▶ _Written instruction_:
Leaving out all pictures, reproduce the entries below exactly, from the first line through the line that contains "ax.text(xi, v +".

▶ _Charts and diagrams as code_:
——
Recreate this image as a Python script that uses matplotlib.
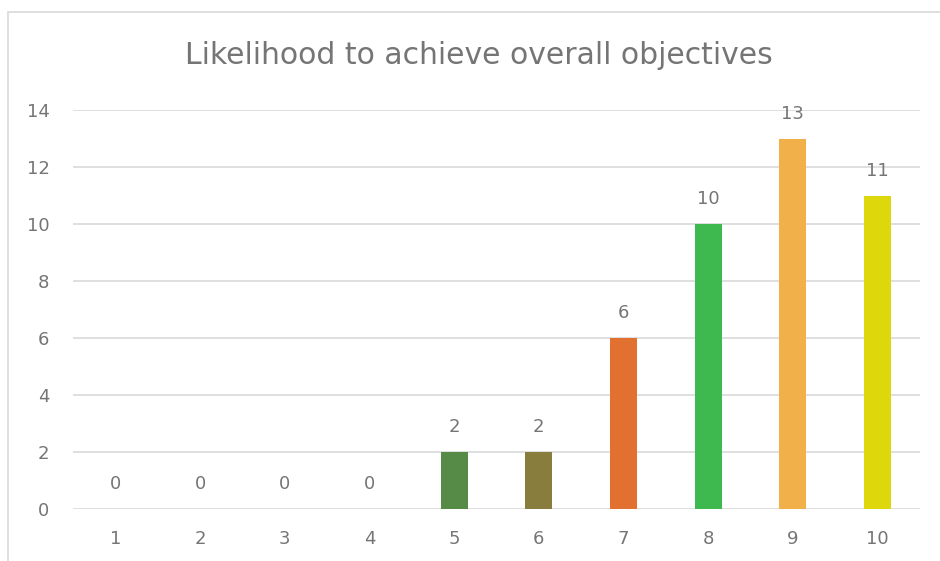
import matplotlib.pyplot as plt
from matplotlib.patches import Rectangle

categories = ["1", "2", "3", "4", "5", "6", "7", "8", "9", "10"]
counts = [0, 0, 0, 0, 2, 2, 6, 10, 13, 11]
bar_colors = ["#4472C4", "#4472C4", "#4472C4", "#4472C4",
              "#558B47", "#897D3D", "#E27131", "#3DB94F", "#F2B04A", "#DDD70B"]

text_col = "#757575"
grid_col = "#D9D9D9"

fig = plt.figure(figsize=(9.4, 5.61), dpi=100)
ax = fig.add_axes([0.0777, 0.0927, 0.901, 0.711])

x = range(len(categories))
ax.bar(x, counts, width=0.32, color=bar_colors, zorder=3)
for xi, v in zip(x, counts):
    ax.text(xi, v + 0.55, str(v), ha="center", va="bottom", fontsize=13, color=text_col)

ax.set_xlim(-0.5, len(categories) - 0.5)
ax.set_ylim(0, 14)
ax.set_yticks(range(0, 15, 2))
ax.set_xticks(list(x))
ax.set_xticklabels(categories)
ax.tick_params(axis="both", length=0, labelsize=13, colors=text_col)
ax.tick_params(axis="x", pad=15)
ax.tick_params(axis="y", pad=17)
ax.grid(axis="y", color=grid_col, linewidth=1.2, zorder=0)
for s in ax.spines.values():
    s.set_visible(False)

fig.text(479 / 940, 1 - 55 / 561, "Likelihood to achieve overall objectives", ha="center", va="center",
         fontsize=21.5, color=text_col)

# outer chart frame (bottom and right edges fall outside the picture)
fig.patches.append(Rectangle((8 / 940, -10 / 561), 1.0, 559 / 561, transform=fig.transFigure,
                             fill=False, edgecolor=grid_col, linewidth=1.2))

plt.savefig("out.png", dpi=100)
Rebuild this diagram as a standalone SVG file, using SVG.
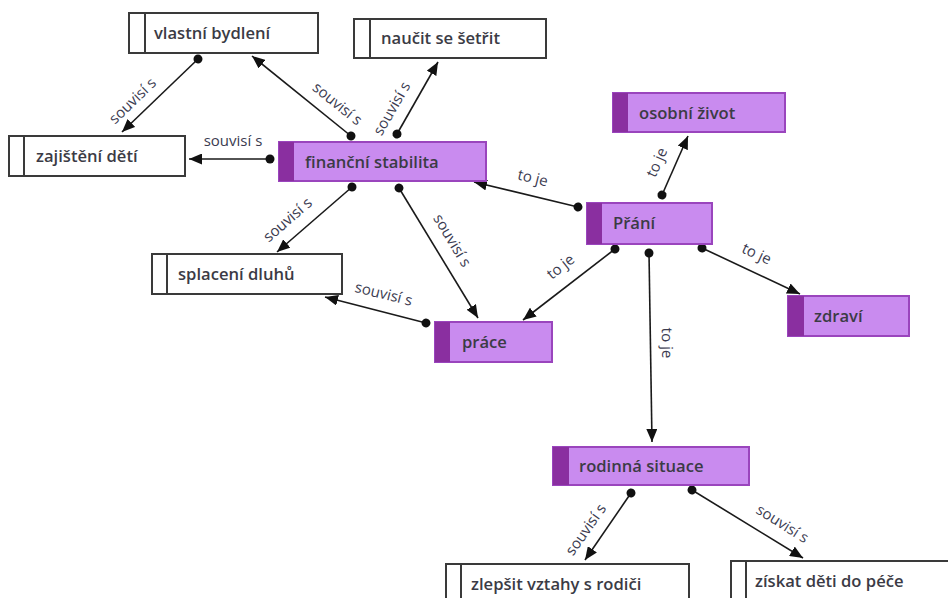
<svg xmlns="http://www.w3.org/2000/svg" width="948" height="598" viewBox="0 0 948 598">
<style>
.w rect.b{fill:#fff;stroke:#3a3a3a;stroke-width:2}
.w line.s{stroke:#3a3a3a;stroke-width:2}
.p rect.b{fill:#c98bef;stroke:#9a45bd;stroke-width:2}
.p rect.s{fill:#8a2fa0}
.t{font-family:"Open Sans","Noto Sans",sans-serif;font-size:16.6px;fill:#3b3b45;font-weight:600}
.l{font-family:"Open Sans","Noto Sans",sans-serif;font-size:15px;fill:#3b3b50;text-anchor:middle;dominant-baseline:central}
.c{stroke:#1a1a1a;stroke-width:1.6;fill:none;marker-start:url(#dot);marker-end:url(#arr)}
</style>
<defs>
<marker id="arr" markerUnits="userSpaceOnUse" markerWidth="13" markerHeight="11" refX="13" refY="5.5" orient="auto"><path d="M0,0 L13,5.5 L0,11 z" fill="#111"/></marker>
<marker id="dot" markerUnits="userSpaceOnUse" markerWidth="10" markerHeight="10" refX="5" refY="5" orient="auto"><circle cx="5" cy="5" r="4.5" fill="#111"/></marker>
</defs>
<rect width="948" height="598" fill="#fff"/>
<g id="connectors">
<line class="c" x1="198" y1="59" x2="122" y2="132"/>
<line class="c" x1="351" y1="136" x2="252" y2="56"/>
<line class="c" x1="397" y1="134" x2="438" y2="62"/>
<line class="c" x1="270" y1="159" x2="189" y2="159"/>
<line class="c" x1="352" y1="187" x2="277" y2="252"/>
<line class="c" x1="399" y1="188" x2="478" y2="318"/>
<line class="c" x1="426" y1="323" x2="325" y2="297"/>
<line class="c" x1="578" y1="207" x2="474" y2="182"/>
<line class="c" x1="662" y1="195" x2="688" y2="136"/>
<line class="c" x1="615" y1="249" x2="523" y2="320"/>
<line class="c" x1="649" y1="253" x2="652" y2="442"/>
<line class="c" x1="702" y1="248" x2="800" y2="294"/>
<line class="c" x1="631" y1="493" x2="585" y2="560"/>
<line class="c" x1="692" y1="490" x2="803" y2="558"/>
<text class="l" transform="translate(132,100) rotate(-44)">souvisí s</text>
<text class="l" transform="translate(338,103) rotate(39)">souvisí s</text>
<text class="l" transform="translate(391,108) rotate(-60)">souvisí s</text>
<text class="l" x="233" y="140">souvisí s</text>
<text class="l" transform="translate(287,219) rotate(-41)">souvisí s</text>
<text class="l" transform="translate(453,240) rotate(59)">souvisí s</text>
<text class="l" transform="translate(384,293) rotate(14)">souvisí s</text>
<text class="l" transform="translate(533,177) rotate(14)">to je</text>
<text class="l" transform="translate(656,162) rotate(-66)">to je</text>
<text class="l" transform="translate(560,266) rotate(-38)">to je</text>
<text class="l" transform="translate(668,343) rotate(89)">to je</text>
<text class="l" transform="translate(757,253) rotate(25)">to je</text>
<text class="l" transform="translate(585,529) rotate(-55)">souvisí s</text>
<text class="l" transform="translate(783,523) rotate(32)">souvisí s</text>
</g>
<g id="vlastni-bydleni" class="w"><rect class="b" x="129" y="13" width="189" height="40"/><line class="s" x1="145" y1="13" x2="145" y2="53"/><text class="t" x="154" y="39">vlastní bydlení</text></g>
<g id="zajisteni-deti" class="w"><rect class="b" x="9" y="136" width="176" height="40"/><line class="s" x1="24" y1="136" x2="24" y2="176"/><text class="t" x="36" y="162">zajištění dětí</text></g>
<g id="naucit-se-setrit" class="w"><rect class="b" x="354" y="19" width="192" height="39"/><line class="s" x1="370" y1="19" x2="370" y2="58"/><text class="t" x="381" y="44">naučit se šetřit</text></g>
<g id="financni-stabilita" class="p"><rect class="b" x="279" y="142" width="207" height="39"/><rect class="s" x="279" y="142" width="15" height="39"/><text class="t" x="305" y="168">finanční stabilita</text></g>
<g id="osobni-zivot" class="p"><rect class="b" x="613" y="93" width="172" height="39"/><rect class="s" x="613" y="93" width="15" height="39"/><text class="t" x="639" y="119">osobní život</text></g>
<g id="prani" class="p"><rect class="b" x="587" y="203" width="125" height="41"/><rect class="s" x="587" y="203" width="15" height="41"/><text class="t" x="613" y="229">Přání</text></g>
<g id="splaceni-dluhu" class="w"><rect class="b" x="152" y="254" width="190" height="40"/><line class="s" x1="167" y1="254" x2="167" y2="294"/><text class="t" x="178" y="280">splacení dluhů</text></g>
<g id="prace" class="p"><rect class="b" x="435" y="322" width="117" height="40"/><rect class="s" x="435" y="322" width="15" height="40"/><text class="t" x="462" y="348">práce</text></g>
<g id="zdravi" class="p"><rect class="b" x="788" y="296" width="121" height="40"/><rect class="s" x="788" y="296" width="16" height="40"/><text class="t" x="814" y="322">zdraví</text></g>
<g id="rodinna-situace" class="p"><rect class="b" x="553" y="447" width="196" height="38"/><rect class="s" x="553" y="447" width="16" height="38"/><text class="t" x="579" y="472">rodinná situace</text></g>
<g id="zlepsit-vztahy" class="w"><rect class="b" x="446" y="564" width="243" height="40"/><line class="s" x1="461" y1="564" x2="461" y2="604"/><text class="t" x="471" y="590">zlepšit vztahy s rodiči</text></g>
<g id="ziskat-deti" class="w"><rect class="b" x="731" y="561" width="230" height="40"/><line class="s" x1="746" y1="561" x2="746" y2="601"/><text class="t" x="755" y="587">získat děti do péče</text></g>
</svg>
——
▶ _Exercise response_:
Recreate this image as a Python script that uses matplotlib.
import matplotlib.pyplot as plt
from matplotlib.patches import Rectangle

categories = ["1", "2", "3", "4", "5", "6", "7", "8", "9", "10"]
counts = [0, 0, 0, 0, 2, 2, 6, 10, 13, 11]
bar_colors = ["#4472C4", "#4472C4", "#4472C4", "#4472C4",
              "#558B47", "#897D3D", "#E27131", "#3DB94F", "#F2B04A", "#DDD70B"]

text_col = "#757575"
grid_col = "#D9D9D9"

fig = plt.figure(figsize=(9.4, 5.61), dpi=100)
ax = fig.add_axes([0.0777, 0.0927, 0.901, 0.711])

x = range(len(categories))
ax.bar(x, counts, width=0.32, color=bar_colors, zorder=3)
for xi, v in zip(x, counts):
    ax.text(xi, v + 0.55, str(v), ha="center", va="bottom", fontsize=13, color=text_col)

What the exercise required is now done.